Sometimes the best you can do is just not very good. Caring for an ill or elderly loved one, running a household, working full or part-time, and keeping yourself together can be very stressful. You wake early in the morning, your to-do list is already overflowing, and you just remembered the things you forgot to do the day before. On your way out of the door, you just saw one more thing that needs to be taken care of when your phone rings with another person asking you for something. And on top of that, it’s the holiday season, with all of its demands and expectations. There are decorations to be hung, presents to buy, and parties to attend. Where does it end?
In addition to all of this, you may also be carrying around some very heavy emotions.
Caring for an elderly spouse or parent changes the holiday season. The way things used to be is likely to be different this year. If someone you love has been moved to an assisted living facility or nursing home, everyone has to make adjustments. Will Christmas or Hanukkah be celebrated at the facility? Will you have to arrange for your loved one to come home for the day? Will she be okay at home? What if something happens while she’s here? You may be feeling very anxious about this new way of celebrating the holidays. You may also be feeling very sad that things aren’t the way they used to be. When holiday celebrations and traditions change, many people feel a sense of grief and loss. This is a normal reaction to change, and it can be very difficult to deal with during a time that is supposed to be joyful and cheerful.
The roles we play also change when a spouse or parent is ill or frail.
When mom can no longer make the family dinner or your husband cannot hang the lights, someone else must fill in. These changes in traditions and roles can be very hard to cope with as they are losses. Sometimes people overlook the impact these losses can have on them.
Keep this in mind as you go through this holiday season. When you feel as if you are not doing your best or if you are not as cheery as you think you should be, give yourself grace. Grace is a way of being patient and kind with yourself. It is acknowledging that you are doing your best, even if your best is not very good right now. Remember that you are going through grief. Many of our clients say, “but mom is still here…I should be happy that we get to still celebrate the holidays together.” All changes, good and bad, can cause feelings of grief; and grief is a heavy emotion.

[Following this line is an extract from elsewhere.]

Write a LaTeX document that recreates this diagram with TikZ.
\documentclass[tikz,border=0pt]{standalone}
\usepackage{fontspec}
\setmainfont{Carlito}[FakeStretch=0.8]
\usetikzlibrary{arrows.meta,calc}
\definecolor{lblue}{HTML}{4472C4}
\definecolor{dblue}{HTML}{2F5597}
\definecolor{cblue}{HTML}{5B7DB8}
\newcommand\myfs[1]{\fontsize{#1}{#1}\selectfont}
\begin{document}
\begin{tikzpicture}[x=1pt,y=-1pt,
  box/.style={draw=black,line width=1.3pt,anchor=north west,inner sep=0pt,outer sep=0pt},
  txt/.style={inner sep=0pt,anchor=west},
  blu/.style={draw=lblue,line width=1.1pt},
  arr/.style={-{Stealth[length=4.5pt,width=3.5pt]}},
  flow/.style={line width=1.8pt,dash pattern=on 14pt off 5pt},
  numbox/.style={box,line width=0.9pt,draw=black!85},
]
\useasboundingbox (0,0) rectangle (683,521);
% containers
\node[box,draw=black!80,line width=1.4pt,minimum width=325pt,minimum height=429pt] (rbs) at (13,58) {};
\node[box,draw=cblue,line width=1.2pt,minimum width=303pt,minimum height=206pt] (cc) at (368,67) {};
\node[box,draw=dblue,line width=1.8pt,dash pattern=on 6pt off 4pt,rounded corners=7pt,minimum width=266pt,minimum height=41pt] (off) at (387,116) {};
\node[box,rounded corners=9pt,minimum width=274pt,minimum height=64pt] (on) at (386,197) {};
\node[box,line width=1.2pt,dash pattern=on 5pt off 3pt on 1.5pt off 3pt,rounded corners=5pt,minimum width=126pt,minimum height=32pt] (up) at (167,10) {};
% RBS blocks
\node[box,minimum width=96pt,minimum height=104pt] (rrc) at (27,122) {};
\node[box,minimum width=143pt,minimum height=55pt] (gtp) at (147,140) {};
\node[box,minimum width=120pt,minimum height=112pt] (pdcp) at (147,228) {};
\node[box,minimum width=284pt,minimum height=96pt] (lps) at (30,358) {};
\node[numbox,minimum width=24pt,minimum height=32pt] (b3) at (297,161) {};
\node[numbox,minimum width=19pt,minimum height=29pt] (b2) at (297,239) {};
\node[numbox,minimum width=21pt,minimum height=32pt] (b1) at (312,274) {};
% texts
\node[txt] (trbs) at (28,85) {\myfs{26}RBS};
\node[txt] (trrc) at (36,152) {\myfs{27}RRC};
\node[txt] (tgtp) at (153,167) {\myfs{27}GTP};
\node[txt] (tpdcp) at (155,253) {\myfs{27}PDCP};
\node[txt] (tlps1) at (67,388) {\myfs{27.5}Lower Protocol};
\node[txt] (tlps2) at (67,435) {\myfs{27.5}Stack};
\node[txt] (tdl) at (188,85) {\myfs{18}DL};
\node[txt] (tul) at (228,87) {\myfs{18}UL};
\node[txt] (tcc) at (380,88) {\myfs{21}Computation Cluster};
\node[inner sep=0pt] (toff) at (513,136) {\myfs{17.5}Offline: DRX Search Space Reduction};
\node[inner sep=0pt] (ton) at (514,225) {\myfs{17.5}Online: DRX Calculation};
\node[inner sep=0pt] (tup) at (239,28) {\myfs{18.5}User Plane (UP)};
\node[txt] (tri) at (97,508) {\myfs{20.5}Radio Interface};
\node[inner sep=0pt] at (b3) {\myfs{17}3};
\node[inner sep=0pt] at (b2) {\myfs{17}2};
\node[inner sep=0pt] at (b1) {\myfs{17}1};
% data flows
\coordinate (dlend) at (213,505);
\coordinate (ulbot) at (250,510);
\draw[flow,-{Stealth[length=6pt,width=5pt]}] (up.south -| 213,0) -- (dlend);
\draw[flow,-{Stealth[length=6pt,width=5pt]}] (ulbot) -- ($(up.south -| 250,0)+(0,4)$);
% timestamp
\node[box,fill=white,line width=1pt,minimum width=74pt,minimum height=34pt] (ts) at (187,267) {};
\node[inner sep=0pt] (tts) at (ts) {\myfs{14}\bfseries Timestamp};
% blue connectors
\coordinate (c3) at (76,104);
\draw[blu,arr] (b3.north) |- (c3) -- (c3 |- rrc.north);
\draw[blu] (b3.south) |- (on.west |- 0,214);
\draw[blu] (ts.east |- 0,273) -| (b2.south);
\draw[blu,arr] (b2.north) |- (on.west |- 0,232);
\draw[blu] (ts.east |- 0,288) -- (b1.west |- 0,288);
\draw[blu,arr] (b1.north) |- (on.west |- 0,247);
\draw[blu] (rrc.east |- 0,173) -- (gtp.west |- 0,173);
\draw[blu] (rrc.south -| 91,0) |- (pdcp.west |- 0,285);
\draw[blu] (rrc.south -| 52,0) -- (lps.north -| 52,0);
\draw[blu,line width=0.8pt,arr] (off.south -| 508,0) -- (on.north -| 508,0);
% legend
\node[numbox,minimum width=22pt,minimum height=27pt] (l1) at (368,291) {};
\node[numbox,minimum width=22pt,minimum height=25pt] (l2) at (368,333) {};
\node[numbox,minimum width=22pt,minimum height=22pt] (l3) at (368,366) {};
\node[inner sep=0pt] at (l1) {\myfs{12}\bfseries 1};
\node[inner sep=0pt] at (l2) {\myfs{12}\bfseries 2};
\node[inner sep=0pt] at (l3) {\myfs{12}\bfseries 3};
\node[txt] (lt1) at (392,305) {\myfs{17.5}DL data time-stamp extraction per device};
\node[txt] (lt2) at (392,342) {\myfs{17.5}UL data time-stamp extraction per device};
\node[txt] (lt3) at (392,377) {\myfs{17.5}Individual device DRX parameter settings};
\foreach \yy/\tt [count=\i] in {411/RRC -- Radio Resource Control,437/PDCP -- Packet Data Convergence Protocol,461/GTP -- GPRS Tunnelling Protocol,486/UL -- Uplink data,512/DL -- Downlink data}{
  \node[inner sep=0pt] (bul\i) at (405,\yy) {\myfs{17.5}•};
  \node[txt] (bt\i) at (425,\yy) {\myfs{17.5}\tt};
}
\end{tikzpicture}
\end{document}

So, how do you deal with grief?
There is no way around grief, you must go through it. Acknowledge your emotions, invite them to sit at the table with you, because once you do, they are much easier to deal with. Our first reaction to hard feelings is usually to ignore them or push them away. However, they don’t leave. Have you ever gotten irrationally upset over something insignificant? This may be an unacknowledged emotion coming to the surface. So, acknowledge the difficulties you are having and talk about them with someone you trust. There is usually no fixing those feelings, just patiently getting through them until you adapt to the new changes in your life. This can be a hard process, and it helps to have someone you trust to talk to. Call a friend, family member, or church member. If your parent or spouse is living at a nursing facility or assisted living facility, talk with their staff or other family members. More than likely your feelings are being experienced by other family members, and they may also need someone to talk to.
This season, remember to give yourself the gift of grace.